Nonostante le procedure di infrazione europee contro l’Italia per il mancato rispetto dei limiti giornalieri imposti di PM 10 e 2,5 (rispettivamente nel 2014 e 2020), nonostante gli accordi che negli anni sono stati stipulati tra le Regioni e il Ministero dell’Ambiente per ridurre l’inquinamento atmosferico (Piano “Aria Pulita”, 2019) e nonostante le risorse destinate in passato e in futuro con il PNRR, in Italia manca ancora la convinzione di trasformare concretamente il problema in una opportunità. Opportunità che prevede inevitabilmente dei sacrifici e dei cambi di abitudini da parte dei cittadini, ma che potrebbero restituire città più vivibili, efficienti, salutari e a misura di uomo.
[1] L’IARC – Agenzia internazionale per la Ricerca sul Cancro – ha inserito il particolato tra le sostanze potenzialmente cancerogene per l’uomo.
[3] I dati sono contenuti in Ecosistema Urbano, un rapporto di Lega Ambiente che presenta dati ambientali per varie città attraverso 18 parametri (uso efficiente del suolo, verde urbano, presenza di biossido di azoto, …) raggruppati in 5 macroaree (aria, acqua, rifiuti, mobilità e ambiente). I dati sul particolato coprono tutte le regioni tranne il Molise. In questa nota ci concentriamo sul 2020, anno per cui sono disponibili i più recenti dati. Questi non sembrano tuttavia essere stati influenzati in modo apprezzabile dalle chiusure dovute al Covid. Infatti, il grado di inquinamento non è diminuito in modo marcato tra il 2019 e il 2020: città come Milano, Torino e Bologna mostrano anzi un aumento nella concentrazione di polveri PM10, mentre i valori sono stabili ad esempio a Roma.

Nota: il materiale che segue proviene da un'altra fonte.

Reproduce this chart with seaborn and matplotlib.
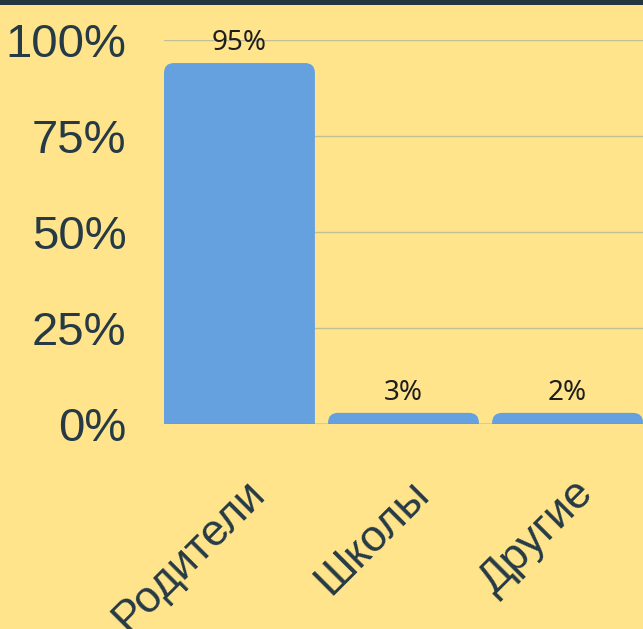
import matplotlib
matplotlib.use("Agg")
import matplotlib.pyplot as plt
import matplotlib.transforms as mtransforms
from matplotlib.path import Path
from matplotlib.patches import PathPatch, Rectangle
import pandas as pd
import seaborn as sns

# данные
categories = ["Родители", "Школы", "Другие"]
shares = [94, 2.9, 2.9]
value_labels = ["95%", "3%", "2%"]
y_ticks = [0, 25, 50, 75, 100]
y_tick_labels = ["0%", "25%", "50%", "75%", "100%"]

BG = "#FFE48B"
BAR = "#66A1DF"
DARK = "#253A45"


def rounded_top(ax, patch, r_px=10):
    # заменяем прямоугольник столбца на путь со скруглёнными верхними углами
    x0, y0 = patch.get_x(), patch.get_y()
    w, h = patch.get_width(), patch.get_height()
    inv = ax.transData.inverted()
    p0 = inv.transform((0, 0))
    p1 = inv.transform((r_px, r_px))
    rx = abs(p1[0] - p0[0])
    ry = min(abs(p1[1] - p0[1]), h)
    x1, y1 = x0 + w, y0 + h
    verts = [
        (x0, y0), (x0, y1 - ry), (x0, y1), (x0 + rx, y1),
        (x1 - rx, y1), (x1, y1), (x1, y1 - ry), (x1, y0), (x0, y0),
    ]
    codes = [
        Path.MOVETO, Path.LINETO, Path.CURVE3, Path.CURVE3,
        Path.LINETO, Path.CURVE3, Path.CURVE3, Path.LINETO, Path.CLOSEPOLY,
    ]
    ax.add_patch(PathPatch(Path(verts, codes), facecolor=patch.get_facecolor(),
                           edgecolor="none", zorder=3))
    patch.set_visible(False)


df = pd.DataFrame({"category": categories, "share": shares})

sns.set_theme(style="white")
plt.rcParams["font.family"] = ["Liberation Sans", "DejaVu Sans"]

fig = plt.figure(figsize=(6.43, 6.29), dpi=100, facecolor=BG)
ax = fig.add_axes([164 / 643, 205 / 629, 479 / 643, 384 / 629])
ax.set_facecolor(BG)

sns.barplot(data=df, x="category", y="share", color=BAR, saturation=1,
            width=0.92, ax=ax, zorder=3)

ax.set_xlim(-0.46, 2.46)
ax.set_ylim(0, 100)
ax.set_yticks(y_ticks)
ax.set_yticklabels(y_tick_labels)
ax.set_xlabel("")
ax.set_ylabel("")
for s in ax.spines.values():
    s.set_visible(False)
ax.grid(axis="y", color="#C2BE98", linewidth=1, zorder=0)
ax.grid(axis="x", visible=False)
ax.axhline(0, color="#8C8A78", linewidth=1, zorder=4)

ax.tick_params(axis="y", length=0, pad=27, labelsize=34, labelcolor=DARK)
ax.tick_params(axis="x", length=0, pad=8, labelsize=32, labelcolor=DARK)

# подписи значений
for container in ax.containers:
    ax.bar_label(container, labels=value_labels, padding=4, fontsize=20,
                 color="#1E1E1E", family=["Noto Sans", "DejaVu Sans"], zorder=5)

fig.canvas.draw()
bars = list(ax.patches)
for p in bars:
    rounded_top(ax, p)

# наклонные подписи категорий
for lab in ax.get_xticklabels():
    lab.set_rotation(45)
    lab.set_ha("right")
    lab.set_va("center")
    lab.set_rotation_mode("anchor")
    lab.set_transform(lab.get_transform() + mtransforms.ScaledTranslation(
        19 / 100, -52 / 100, fig.dpi_scale_trans))

fig.patches.append(Rectangle((0, 1 - 5 / 629), 1, 5 / 629, transform=fig.transFigure,
                             facecolor="#243640", edgecolor="none", zorder=10))

fig.savefig("out.png", dpi=100, facecolor=BG)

[4] Gli indici regionali sono stati calcolati come medie ponderate dei dati relativi all’inquinamento delle singole città utilizzando come pesi gli abitanti delle varie città.
[6] L’aumento dell’inquinamento in Basilicata (rappresentata dalla sola città di Potenza, nella cui provincia è concentrato oltre il 60% delle imprese lucane) può essere in parte dovuto all’aumento del numero di imprese, che però è stato limitato a poco più del 5 per cento (vedi il censimento delle imprese in Report Basilicata | 2019, Istat, pagina 2). In ogni caso, il valore del 2020 (20,5 µg/mc) è comunque basso rispetto alle maggior parte delle regioni italiane.
[7] La classifica è stata redatta tenendo in considerazione il livello medio di particolato prodotto durante il 2019 e il 2020.
[8] Le città considerate sono quelle con una popolazione maggiore di 50.000 abitanti, escluse quelle senza stazioni di monitoraggio e che hanno riportato risultati per meno di 274 giorni annui.
[9] Anche secondo l’Alleanza Italiana per lo Sviluppo Sostenibile (vedi “Piano nazionale di ripresa e resilienza #NextgenerationItalia e lo sviluppo sostenibile, Esame dei provvedimenti rispetto ai 17 obiettivi dell’agenda 2030”, p. 80) il raggiungimento degli obiettivi relativi alla costruzione di edifici energeticamente più efficienti contribuirà alla riduzione delle polveri sottili.
[10] Attualmente il limite massimo tollerato è di complessivi 35 giorni all’anno. Tuttavia, secondo l’ultima relazione di Ecosistema Urbano, 35 comuni italiani superano tale soglia. La situazione è peggiore nella Pianura Padana dove a Cremona, Ferrara, Milano, Modena, Padova, Rovigo, Torino, Treviso, Venezia, Verona e Vicenza la soglia è superata per oltre il doppio dei giorni consentiti.